Some gaps to observe:
- No story for on prem or hybrid.
- Not yet any Python or unstructured data support (but we can expect these soon).
- As a platform built fundamentally on data storage, other data integration tools are still needed to pull data in.
- So far Snowflake does not seem interested in orchestration and has been content to leave that to dbt and others (who have also gotten a boost from Snowflake tailwinds).
Relationship to Knit:
- On the surface Knit and Snowflake are complementary. Snowflake is fundamentally storage and Knit is fundamentally orchestration. Knit can be used to manage transforms on top of Snowflake, and fill in some gaps like hybrid cloud and data integration.
- Snowflake represents in a sense the ultimate opposite to Knit’s thesis. It is the ideology of the monolithic data warehouse (rebranded as data cloud) modernized and taken to its extreme. Despite being in somewhat different markets, Snowflake poses a risk to Knit if it is able to adequately service user pain points (data sharing, history, governance) with less capable data orchestration like dbt.
- If Snowflake made a huge push into orchestration that would be a big upset. There’s no sign of this but they have the resources.
- If they radically open their pricing with a free tier and their data marketplace, that could capture another market they are not currently targeting (non-commercial, hobbyist, open data). I think this would be brilliant marketing; they already dominate the commercial market, but this would let them also dominate mindshare (students, freelancers, researchers would all sign up for Snowflake too). I kind of hope they do because it would be amazing but hope they don’t because it would suck a lot of oxygen out of the room. I suspect they won’t because they’re going to be busy for years with their current sales traction.
News stuff
DVC released 2.0. DVC is conceptually probably the closest product to Knit. There are some fundamental differences, like DVC is built as a layer on top of Git, and it only supports processing local files. Over the last year, DVC has repositioned squarely into the ML space. The 2.0 features are pretty much all marketed towards ML, but would actually be useful for other data processing if they weren’t so specialized, like metrics support and their continuous integration package CML. Some new features are designed to overcome limitations of Git (experiments and checkpointing).

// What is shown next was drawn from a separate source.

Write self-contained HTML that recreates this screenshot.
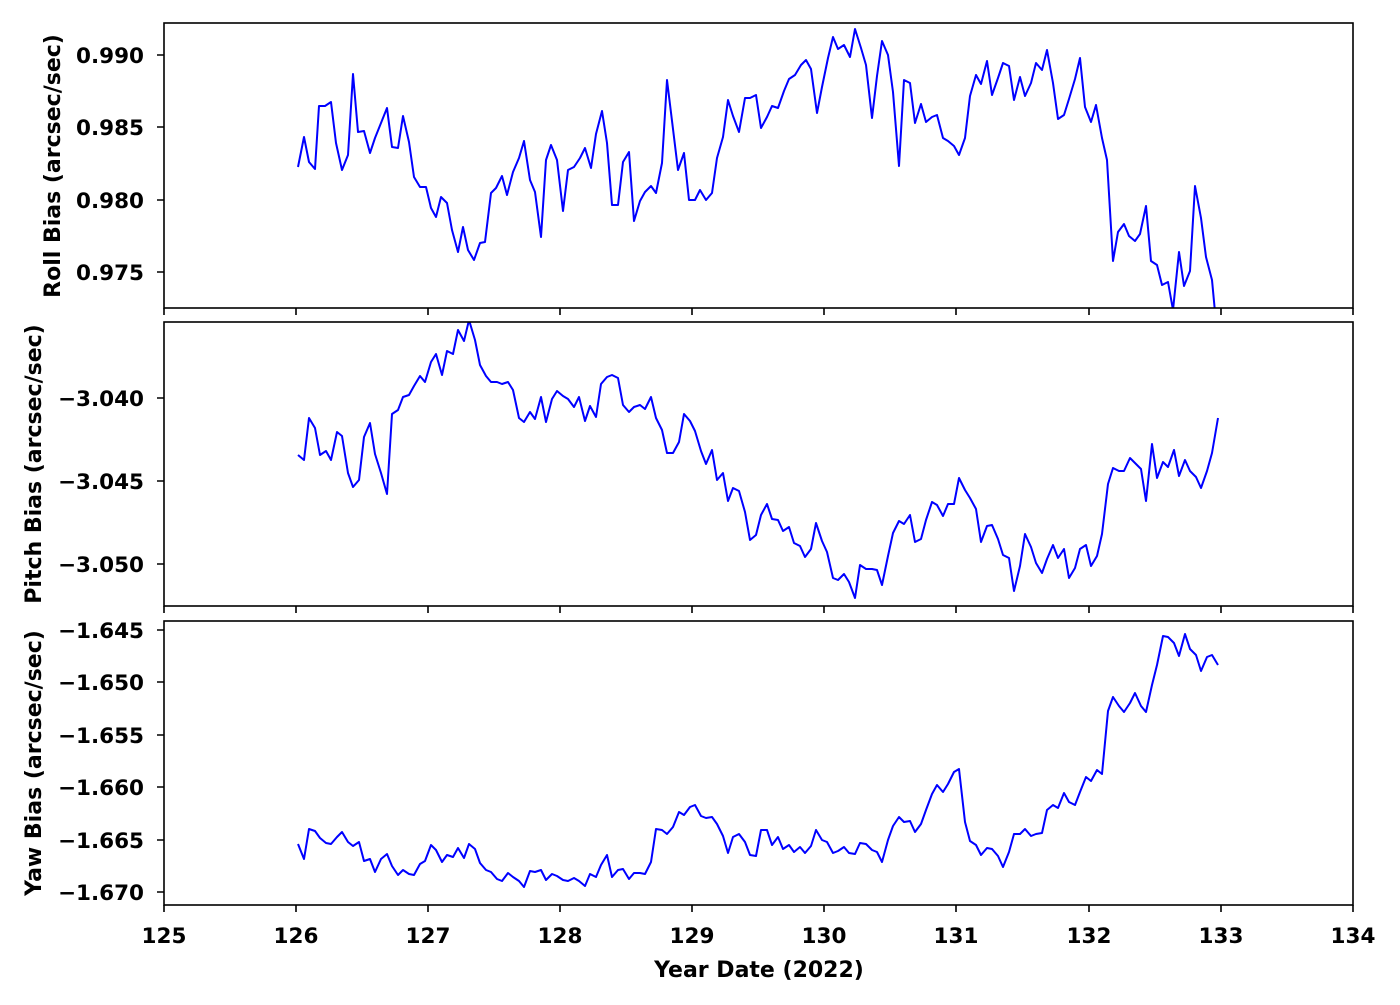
<!DOCTYPE html>
<html><head><meta charset="utf-8"><style>
body{margin:0;background:#fff}
text{font-family:"DejaVu Sans","Liberation Sans",sans-serif;font-weight:bold;font-size:21.5px;fill:#000}
.lab{font-size:22px}
</style></head><body>
<svg width="1400" height="1000" viewBox="0 0 1400 1000" xmlns="http://www.w3.org/2000/svg">
<defs>
<clipPath id="c1"><rect x="164" y="23" width="1189" height="285"/></clipPath>
<clipPath id="c2"><rect x="164" y="322" width="1189" height="284"/></clipPath>
<clipPath id="c3"><rect x="164" y="621" width="1189" height="284"/></clipPath>
</defs>
<g fill="none" stroke="#0000ff" stroke-width="2" stroke-linejoin="round">
<polyline clip-path="url(#c1)" points="298,167 304,137 309,162 315,169 319,106 325,106 331,102 336,143 342,170 348,155 353,74 358,132 364,131 370,153 375,138 381,123 387,108 392,147 398,148 403,116 409,142 414,177 420,187 426,187 431,208 436,217 441,197 447,203 452,230 458,252 463,227 468,250 474,260 480,243 485,242 491,193 496,188 502,176 507,195 513,172 519,158 524,141 530,180 535,192 541,237 546,160 551,145 557,160 563,211 568,170 574,167 580,158 585,148 591,168 596,134 602,111 607,143 612,205 618,205 623,162 629,152 634,221 640,201 645,192 651,186 656,193 662,163 667,80 673,129 678,170 684,153 689,200 695,200 700,190 706,200 712,193 717,158 723,137 728,100 733,116 739,132 745,98 750,98 756,95 761,128 767,117 772,106 778,108 784,91 789,79 795,75 801,65 806,60 811,69 817,113 822,87 828,58 833,37 838,49 844,45 850,57 855,29 861,48 866,65 872,118 877,76 882,41 888,55 893,92 899,166 904,80 910,83 915,123 921,104 926,122 932,117 937,115 943,138 948,141 954,146 959,155 965,138 970,96 976,75 981,84 987,61 992,95 998,78 1003,63 1009,66 1014,100 1020,77 1025,96 1031,83 1036,63 1042,70 1047,50 1053,83 1058,119 1064,115 1069,99 1075,79 1080,58 1085,107 1091,122 1096,105 1102,138 1107,160 1113,261 1118,232 1124,224 1129,236 1135,241 1140,234 1146,206 1151,261 1157,265 1162,285 1168,282 1173,310 1179,252 1184,286 1190,271 1195,186 1201,218 1206,257 1212,280 1215,312"/>
<polyline clip-path="url(#c2)" points="298,455 304,460 309,418 315,428 320,455 326,451 331,460 337,432 342,436 348,473 353,487 359,480 364,437 370,423 375,454 381,473 387,494 392,414 398,410 403,397 409,395 414,386 420,376 425,382 431,362 436,354 442,375 447,351 453,354 458,330 464,341 469,320 475,340 480,365 486,376 491,382 497,382 502,384 508,382 513,390 519,418 524,422 530,412 535,419 541,397 546,422 552,399 557,391 563,396 568,399 574,407 579,397 585,421 590,406 596,417 601,384 607,377 612,375 618,378 623,405 629,412 634,407 640,405 645,409 651,397 656,418 662,430 667,453 673,453 679,442 684,414 690,421 695,431 701,451 706,464 712,450 717,480 723,473 728,501 733,488 739,491 745,512 750,540 756,535 761,515 767,504 772,519 778,520 783,531 789,527 794,543 800,546 805,557 811,549 816,523 822,541 827,552 833,578 838,580 844,574 849,582 855,598 860,565 866,569 872,569 877,570 882,585 888,556 893,533 899,521 904,524 910,515 915,542 921,539 926,520 932,502 937,505 943,516 948,504 954,504 959,478 965,490 970,498 976,509 981,542 987,526 992,525 998,539 1003,555 1009,558 1014,591 1020,566 1025,534 1031,547 1036,563 1042,573 1047,559 1053,545 1058,558 1064,549 1069,578 1075,568 1080,549 1086,545 1091,566 1097,556 1102,534 1108,484 1113,468 1119,471 1124,471 1130,458 1135,463 1141,469 1146,501 1152,444 1157,478 1163,462 1168,467 1174,450 1179,476 1185,460 1190,471 1196,477 1201,488 1207,471 1212,453 1218,418"/>
<polyline clip-path="url(#c3)" points="298,844 304,859 309,829 315,831 320,838 326,843 331,844 337,837 342,832 348,842 353,846 359,842 364,861 370,859 375,872 381,859 387,854 392,866 398,875 403,870 409,874 414,875 420,864 425,861 431,845 436,850 442,862 447,855 453,857 458,848 464,858 469,844 475,849 480,863 486,870 491,872 497,879 502,881 508,873 513,877 519,881 524,887 530,871 535,872 541,870 546,880 552,874 557,876 563,880 568,881 574,878 579,881 585,886 590,874 596,877 601,865 607,855 612,877 618,870 623,869 629,879 634,873 640,873 645,874 651,862 656,829 662,830 667,834 673,827 679,812 684,815 690,807 695,805 701,816 706,818 712,817 717,824 723,836 728,853 733,837 739,834 745,842 750,855 756,856 761,830 767,830 772,845 778,837 783,849 789,845 794,852 800,847 805,853 811,846 816,830 822,840 827,842 833,853 838,851 844,847 849,853 855,854 860,843 866,844 872,850 877,852 882,862 888,840 893,826 899,817 904,822 910,821 915,832 921,824 926,810 932,794 937,785 943,792 948,784 954,772 959,769 965,822 970,841 976,845 981,855 987,848 992,849 998,856 1003,867 1009,852 1014,834 1020,834 1025,829 1031,836 1036,834 1042,833 1047,810 1053,805 1058,808 1064,793 1069,802 1075,805 1080,792 1086,777 1091,781 1097,770 1102,774 1108,711 1113,697 1119,706 1124,712 1130,703 1135,693 1141,706 1146,712 1152,685 1157,665 1163,636 1168,637 1174,643 1179,656 1185,634 1190,649 1196,655 1201,671 1207,657 1212,655 1218,665"/>
</g>
<g fill="none" stroke="#000" stroke-width="1.6">
<rect x="164" y="23" width="1189" height="285"/>
<rect x="164" y="322" width="1189" height="284"/>
<rect x="164" y="621" width="1189" height="284"/>
<path d="M164,308v7M296,308v7M428,308v7M560,308v7M692,308v7M824,308v7M956,308v7M1089,308v7M1221,308v7M1353,308v7
M164,606v7M296,606v7M428,606v7M560,606v7M692,606v7M824,606v7M956,606v7M1089,606v7M1221,606v7M1353,606v7
M164,905v7M296,905v7M428,905v7M560,905v7M692,905v7M824,905v7M956,905v7M1089,905v7M1221,905v7M1353,905v7
M164,55h-7M164,127h-7M164,200h-7M164,272h-7
M164,398h-7M164,481h-7M164,564h-7
M164,630h-7M164,682h-7M164,735h-7M164,787h-7M164,840h-7M164,892h-7"/>
</g>
<g text-anchor="end">
<text x="144" y="63">0.990</text><text x="144" y="135">0.985</text><text x="144" y="208">0.980</text><text x="144" y="280">0.975</text>
<text x="144" y="406">−3.040</text><text x="144" y="489">−3.045</text><text x="144" y="572">−3.050</text>
<text x="144" y="638">−1.645</text><text x="144" y="690">−1.650</text><text x="144" y="743">−1.655</text><text x="144" y="795">−1.660</text><text x="144" y="848">−1.665</text><text x="144" y="900">−1.670</text>
</g>
<g text-anchor="middle">
<text x="164" y="943">125</text><text x="296" y="943">126</text><text x="428" y="943">127</text><text x="560" y="943">128</text><text x="692" y="943">129</text><text x="824" y="943">130</text><text x="956" y="943">131</text><text x="1089" y="943">132</text><text x="1221" y="943">133</text><text x="1353" y="943">134</text>
<text class="lab" x="759" y="977">Year Date (2022)</text>
<text class="lab" transform="translate(60,166) rotate(-90)">Roll Bias (arcsec/sec)</text>
<text class="lab" transform="translate(41,464) rotate(-90)">Pitch Bias (arcsec/sec)</text>
<text class="lab" transform="translate(41,763) rotate(-90)">Yaw Bias (arcsec/sec)</text>
</g>
</svg>
</body></html>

Some interesting takeaways from the Python developers survey.
- 92% of data science users use another language. Bash/shell is their third most popular language, just behind SQL.
- Half of developers use Python for data analysis (only a third of those users call themselves data scientists). Half of those users do data analysis as a secondary activity or hobby. Data analysis is 30% of developers primary use when combined with ML (more than web development).
- 77% use SQL databases, 41% use NoSQL databases.
- A third of developers use Python for web scraping (but only 4% as their primary use).
- Half of developers manage dependencies with virtualenv. A third manage dependencies with Docker. Half of developers who primarily use Jupyter notebooks manage dependencies with Conda.
- Gitlab CI is the most popular CI tool. A third of developers do not write tests (caveat: also a third of respondents have <1 yr industry experience).
- Making some inferences from the data, but of professionals who do some data analysis, about half primarily use Windows, and a quarter each primarily use Linux and macOS.
- The top most desired Python features in order are stronger typing, better performance, and better concurrency. (Arguably concurrency ~ performance, so most users want Python to perform better.)
Off-topic but the next most desired Python feature is pattern matching / switch statement. If you haven’t been following, there’s a brouhaha going over Guido’s latest pattern matching PEP.
I spent way too much time trying to analyze the CSV survey results in different BI tools. Jupyter notebooks probably make more sense if you can code.